Profoundly pro-European, he also had an interest in Iranian affairs – his wife, Taheré Khozeimé-Alam, whom he married in 1964, was the daughter of a Tehran senator – and served for many years on British-Iranian groups such as the Iran Society and the British-Iranian Business Association.

As time went on he found himself increasingly out of sympathy with his Eurosceptic colleagues in the parliamentary Conservative Party. He supported his friend Michael Heseltine in his leadership bid to oust Thatcher in 1990. He also ought off a no-confidence motion in his constituency led by Norman Tebbit’s brother Peter, who accused him of showing “utter contempt for the views of members and causing serious disunity in the party” in the process.

Disillusionment

He could not contain his disillusionment with the Conservatives and mused publicly that perhaps he had joined the wrong party and should have been a Labour or Liberal Democrat member instead.
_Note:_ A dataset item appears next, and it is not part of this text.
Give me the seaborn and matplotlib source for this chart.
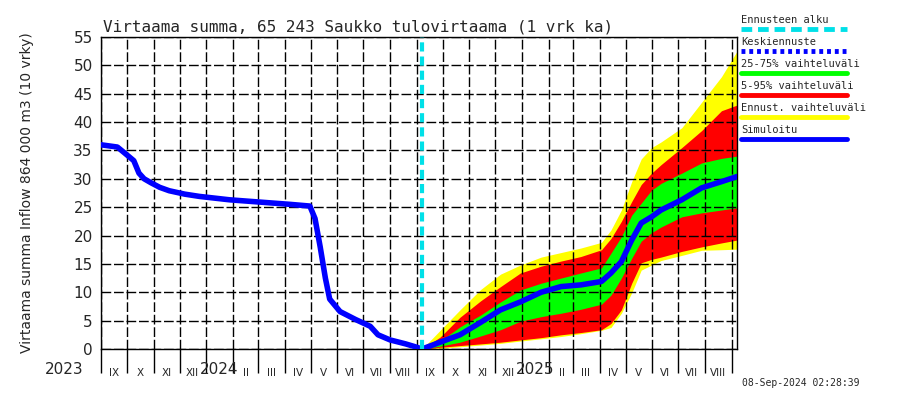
import matplotlib
matplotlib.use("Agg")
import matplotlib.pyplot as plt
import matplotlib.dates as mdates
import matplotlib.ticker as mticker
import matplotlib.transforms as mtransforms
from matplotlib.lines import Line2D
import pandas as pd
import seaborn as sns

# historiallinen simuloitu summa
hist_dates = ["2023-09-01", "2023-09-20", "2023-09-28", "2023-10-09", "2023-10-15",
              "2023-10-21", "2023-10-29", "2023-11-08", "2023-11-19", "2023-12-07",
              "2023-12-24", "2024-01-28", "2024-03-03", "2024-04-07", "2024-04-30",
              "2024-05-06", "2024-05-12", "2024-05-18", "2024-05-23", "2024-06-04",
              "2024-06-22", "2024-07-09", "2024-07-18", "2024-08-01", "2024-08-19",
              "2024-08-30", "2024-09-07"]
hist_values = [36.0, 35.6, 34.6, 33.2, 31.0, 30.0, 29.3, 28.5, 27.9, 27.3,
               26.9, 26.3, 25.9, 25.5, 25.2, 23.0, 18.0, 12.5, 8.8, 6.6,
               5.2, 4.0, 2.5, 1.6, 0.9, 0.4, 0.0]

# ennuste
fc_dates = ["2024-09-07", "2024-09-28", "2024-10-21", "2024-11-14", "2024-12-07",
            "2024-12-30", "2025-01-23", "2025-02-15", "2025-03-10", "2025-04-03",
            "2025-04-14", "2025-04-26", "2025-05-08", "2025-05-19", "2025-05-31",
            "2025-06-11", "2025-07-05", "2025-07-28", "2025-08-20", "2025-09-07"]
fc_median = [0.0, 1.2, 2.5, 4.7, 6.9, 8.3, 10.0, 11.0, 11.3, 11.9,
             13.4, 15.4, 19.2, 22.2, 23.3, 24.5, 26.3, 28.4, 29.5, 30.4]
fc_p25 = [0.0, 0.5, 1.2, 2.3, 3.4, 4.9, 5.7, 6.3, 7.0, 7.9,
          9.5, 12.5, 16.0, 19.0, 20.5, 21.5, 23.3, 24.0, 24.5, 24.9]
fc_p75 = [0.0, 1.4, 3.9, 6.0, 8.3, 10.4, 11.6, 12.5, 13.4, 14.3,
          16.9, 19.8, 23.6, 25.7, 28.0, 29.2, 31.0, 32.8, 33.6, 34.0]
fc_p05 = [0.0, 0.3, 0.6, 0.9, 1.2, 1.6, 2.0, 2.5, 2.9, 3.4,
          4.5, 6.9, 11.6, 15.2, 15.8, 16.2, 17.2, 18.0, 18.7, 19.2]
fc_p95 = [0.0, 2.1, 5.6, 8.5, 11.0, 13.4, 14.6, 15.5, 16.3, 17.5,
          19.5, 22.5, 26.0, 29.0, 31.0, 32.5, 35.5, 38.5, 42.0, 43.0]
fc_min = [0.0, 0.1, 0.4, 0.7, 1.0, 1.4, 1.8, 2.2, 2.7, 3.3,
          3.8, 6.3, 9.9, 13.9, 14.8, 15.6, 16.5, 17.4, 17.5, 17.6]
fc_max = [0.0, 3.3, 6.9, 10.5, 13.2, 14.8, 16.2, 17.0, 17.8, 18.8,
          21.0, 24.5, 29.5, 33.5, 35.5, 36.5, 39.0, 43.5, 48.0, 52.5]

forecast_start = "2024-09-07"
x_start, x_end = "2023-09-01", "2025-09-07"
month_labels = ["IX", "X", "XI", "XII", "I", "II", "III", "IV", "V", "VI", "VII", "VIII"]

title = "Virtaama summa, 65 243 Saukko tulovirtaama (1 vrk ka)"
ylabel = "Virtaama summa Inflow 864 000 m3 (10 vrky)"
timestamp = "08-Sep-2024 02:28:39"
legend_items = [("Ennusteen alku", "#00E0E8", (0, (2.2, 1.2))),
                ("Keskiennuste", "#0000FF", (0, (0.8, 0.8))),
                ("25-75% vaihteluväli", "#00FF00", "-"),
                ("5-95% vaihteluväli", "#FF0000", "-"),
                ("Ennust. vaihteluväli", "#FFFF00", "-"),
                ("Simuloitu", "#0000FF", "-")]

hist = pd.DataFrame({"pvm": pd.to_datetime(hist_dates), "arvo": hist_values})
fc = pd.DataFrame({"pvm": pd.to_datetime(fc_dates), "med": fc_median,
                   "p25": fc_p25, "p75": fc_p75, "p05": fc_p05, "p95": fc_p95,
                   "mn": fc_min, "mx": fc_max})

sns.set_style("white")
plt.rcParams['font.family'] = ['DejaVu Sans']

fig = plt.figure(figsize=(9, 4), dpi=100)
ax = fig.add_axes([101 / 900, 51 / 400, 636 / 900, 312 / 400])

# vaihteluvälit
ax.fill_between(fc["pvm"], fc["mn"], fc["mx"], color="#FFFF00", lw=0, zorder=1)
ax.fill_between(fc["pvm"], fc["p05"], fc["p95"], color="#FF0000", lw=0, zorder=1.1)
ax.fill_between(fc["pvm"], fc["p25"], fc["p75"], color="#00FF00", lw=0, zorder=1.2)

sns.lineplot(data=hist, x="pvm", y="arvo", ax=ax, color="#0000FF", lw=4, zorder=3)
sns.lineplot(data=fc, x="pvm", y="med", ax=ax, color="#0000FF", lw=4, zorder=3)

ax.axvline(pd.Timestamp(forecast_start), color="#00E0E8", lw=3,
           ls=(0, (2.2, 1.2)), zorder=4)

ax.set_xlim(pd.Timestamp(x_start), pd.Timestamp(x_end))
ax.set_ylim(0, 55)
ax.set_yticks(range(0, 56, 5))
ax.set_xlabel("")
ax.set_ylabel("")

# kuukausijako
ax.xaxis.set_major_locator(mdates.MonthLocator())
ax.xaxis.set_major_formatter(mticker.NullFormatter())
minor_pos = pd.date_range("2023-09-01", "2025-08-01", freq="MS") + pd.Timedelta(days=15)
minor_lab = [month_labels[(d.month - 9) % 12] if d.month != 1 else "" for d in minor_pos]
ax.xaxis.set_minor_locator(mticker.FixedLocator(mdates.date2num(minor_pos)))
ax.xaxis.set_minor_formatter(mticker.FixedFormatter(minor_lab))

ax.tick_params(axis="x", which="major", direction="out", length=17, width=1,
               color="black", bottom=True)
ax.tick_params(axis="x", which="minor", length=0, pad=14, labelsize=7.5)
ax.tick_params(axis="y", length=0, pad=6, labelsize=11)

ax.grid(True, which="major", color="black", lw=1, ls=(0, (7, 2)))
ax.set_axisbelow(False)
for sp in ax.spines.values():
    sp.set_color("black")
    sp.set_linewidth(1)

# vuodet
trans = mtransforms.blended_transform_factory(ax.transData, ax.transAxes)
for yr in ["2024", "2025"]:
    ax.text(pd.Timestamp(yr + "-01-16"), -0.067, yr, transform=trans,
            ha="center", va="center", fontsize=11)
fig.text(64 / 900, 1 - 370 / 400, "2023", ha="center", va="center", fontsize=11)

fig.text(103 / 900, 1 - 27 / 400, title, ha="left", va="center",
         family="DejaVu Sans Mono", fontsize=11.5)
fig.text(27 / 900, 1 - 193 / 400, ylabel, rotation=90, ha="center", va="center",
         fontsize=10)
fig.text(742 / 900, 1 - 383 / 400, timestamp, ha="left", va="center",
         family="DejaVu Sans Mono", fontsize=7)

# selite
for i, (lab, col, ls) in enumerate(legend_items):
    ty = 1 - (20 + 22 * i) / 400
    ly = 1 - (29 + 22 * i) / 400
    fig.text(741 / 900, ty, lab, ha="left", va="center",
             family="DejaVu Sans Mono", fontsize=7.5)
    fig.add_artist(Line2D([741 / 900, 847 / 900], [ly, ly], color=col, lw=3.5,
                          ls=ls, transform=fig.transFigure))

fig.savefig("out.png", dpi=100)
Norman Tebbit agreed. "A quickie divorce would leave Leominster Conservatives and Mr Temple-Morris free to seek happiness with new partners," he wrote sardonically in the Daily Telegraph in 1996. The Tories, Temple-Morris wrote, were evolving from a tolerant and gentle party to one more nationalist and less European.

The crunch came with the election of Labour, led by Tony Blair, in 1997. Temple-Morris finally fell out with his party following its tactical decision to oppose the Good Friday Agreement over the release of prisoners convicted of terrorism which he described as “inexcusable nit-picking”. He sat for some months as an Independent One-Nation Conservative before he formally moved to the Labour side of the house. He was not the only Conservative to defect but his move attracted significant attention.

The Tories reacted negatively with Iain Duncan Smith claiming Temple-Morris had been in the wrong party “almost from the word go”. Nevertheless, his old friend Fowler lamented it was a pity the Tories had let him get away.

On leaving the Commons, Temple-Morris was awarded a life peerage. In his memoirs he remarked ruefully that his career might have been different: “I would not have been a rebel but rather a team player, stayed longer at the bar and then used the Commons for advancement as opportunities arose. This would have meant a totally different life and probably a less enjoyable one, even if I had gained high office.”

He and Taheré had two daughters and two sons.